3カ月間懸命に覚えた中国語はまるで通じず、聞き取ることも全くできずに落ち込んだ。もともと一人でも平気なたちではあるが、慣れない生活の中で、友人を作ることにも苦労した。
同じような環境の駐在員の妻たちとの交流に加え、現地の中国人の人々にも話しかけ、少しずつ輪を広げていった。そのやりとりから、中国語も少しずつ覚えることができるようになった。
とはいえ、マンション内ではあまり目立ちたくなかった。そのため、それほど好きではないが、無難でカジュアルな服を着て過ごしていた。

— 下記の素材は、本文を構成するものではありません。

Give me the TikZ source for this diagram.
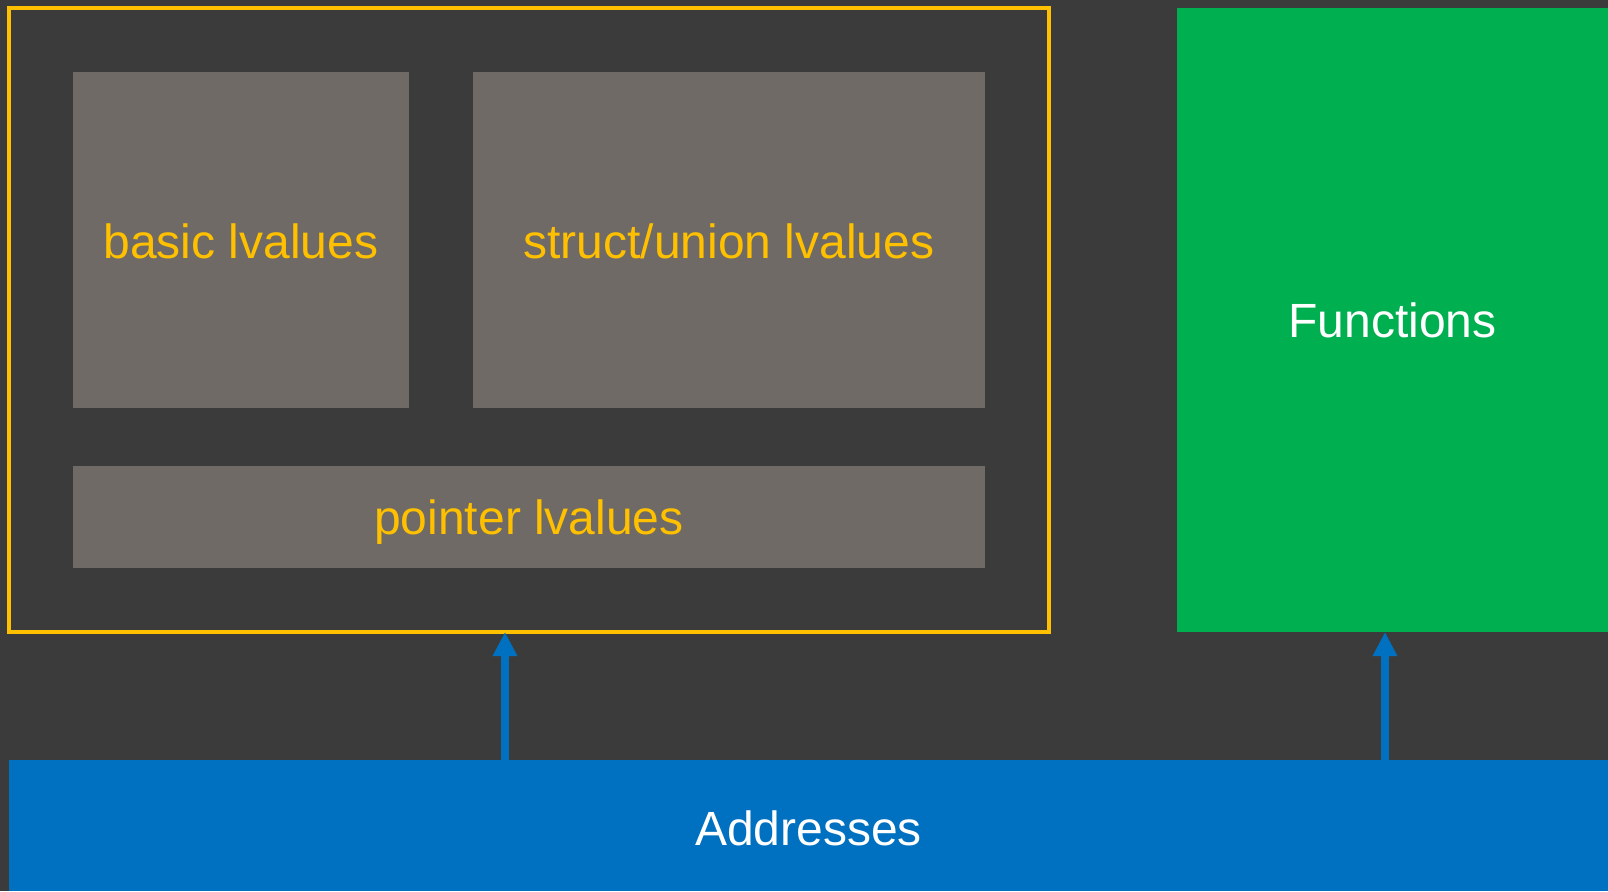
\documentclass[tikz,border=0pt]{standalone}
\usepackage{fontspec}
\setmainfont{Liberation Sans}
\usetikzlibrary{arrows.meta}
\definecolor{bg}{HTML}{3B3B3B}
\definecolor{boxgray}{HTML}{6F6A65}
\definecolor{gold}{HTML}{FFC000}
\definecolor{grn}{HTML}{00B050}
\definecolor{blu}{HTML}{0070C0}
\newcommand{\lowered}[2]{\raisebox{-#1}[\height][\depth]{#2}}
\tikzset{
  panel/.style={anchor=north west, inner sep=0pt, outer sep=0pt, fill=boxgray, text=gold,
    font=\fontsize{48}{58}\selectfont},
  arr/.style={draw=blu, line width=8pt, -{Triangle[width=23pt,length=24pt]}},
}
\begin{document}
\begin{tikzpicture}[x=1pt,y=-1pt]
\useasboundingbox (0,0) rectangle (1608,891);
\fill[bg] (0,0) rectangle (1608,891);
\node[anchor=north west, inner sep=0pt, outer sep=0pt, draw=gold, line width=4pt,
  minimum width=1040pt, minimum height=624pt] (frame) at (9,8) {};
\node[panel, minimum width=336pt, minimum height=336pt] (basic) at (73,72) {\lowered{1pt}{basic lvalues}};
\node[panel, minimum width=512pt, minimum height=336pt] (struct) at (473,72) {\lowered{1pt}{struct/union lvalues}};
\node[panel, minimum width=912pt, minimum height=102pt] (pointer) at (73,466) {\lowered{5pt}{pointer lvalues}};
\node[anchor=north west, inner sep=0pt, outer sep=0pt, fill=grn, text=white,
  font=\fontsize{48}{58}\selectfont, minimum width=431pt, minimum height=624pt] (functions) at (1177,8) {Functions};
\node[anchor=north west, inner sep=0pt, outer sep=0pt, fill=blu, text=white,
  font=\fontsize{48}{58}\selectfont, minimum width=1599pt, minimum height=131pt] (addresses) at (9,760) {\lowered{3pt}{Addresses}};
\coordinate (a1) at (505,700);
\coordinate (a2) at (1385,700);
\draw[arr] (addresses.north -| a1) -- (frame.south -| a1);
\draw[arr] (addresses.north -| a2) -- (functions.south -| a2);
\end{tikzpicture}
\end{document}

そんなふうに過ごしていた2016年の秋、米・ニューヨークのブランドで、親子がお揃いで着られる「親子ワンピース」が売られているということを日本企業のメールマガジンで知った。さっそく、娘と二人で着るために海外から取り寄せると、娘の顔が輝いた。
「これを着たら、甘えていい合図だよね」
中川さんはハッとした。慣れない暮らしの中で、弟に母を取られたと思い、寂しさでいっぱいだった娘が、自分とお揃いのワンピースを着ただけで喜びにあふれたのだ。
「洋服は『着る』だけのものじゃないんだ」
自分に似合わないカジュアルな服を着ていたときに気持ちが晴れなかったり、娘のようにその服を着るだけでテンションが上がったりする。ファッションが人に与える影響の大きさに気づいたのはこの瞬間だった。
そこで中川さんは、「親子ワンピース」の意義を見いだし、自力で親子ワンピースを作るために、新しい世界に足を踏み入れることを決めた。